Furthermore, as part of the intention to distribute a material part of the value of shares received in Total S.A in connection with the sale of Maersk Oil, Maersk’s Board of Directors has decided to exercise the authority to buy back shares with a maximum value of DKK 10 billion (USD 1.5 billion).
The program will run from June 2019 and over a period of up to 15 months. After execution of the program, the Board of Directors will evaluate the capital structure and outlook for A.P. Moller – Maersk with the intention to distribute additional cash to shareholders, subject to maintaining investment-grade rating.

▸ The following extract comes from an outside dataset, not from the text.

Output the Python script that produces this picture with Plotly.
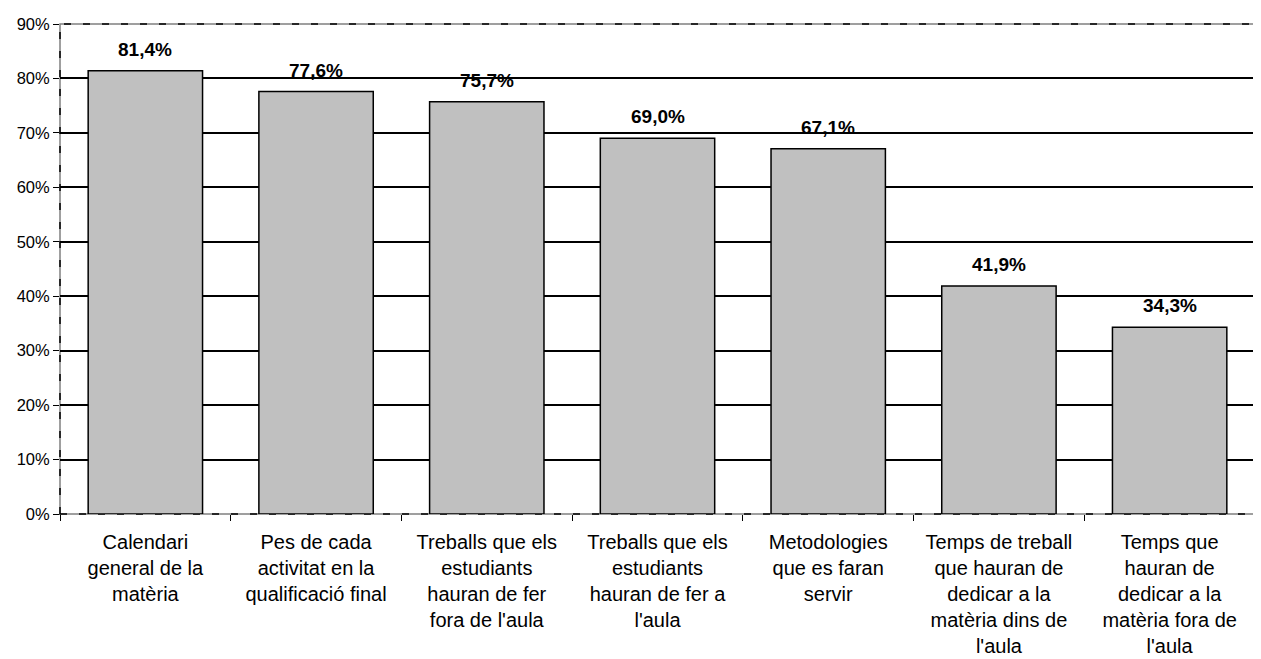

Looking forward, Maersk reiterated its guidance of an EBITDA of around USD 5 billion, including effects from IFRS 16.
“We reaffirm our guidance for the 2019 results. We are still facing considerable uncertainties from weaker macro numbers as well as the risk from trade tensions and implementation of IMO 2020. In Q1, volumes on trans-Pacific trade between Asia and North America have shown signs of decline and new tariffs can potentially reduce expected growth in global container volumes by up to 1 percentage point,” Skou concluded.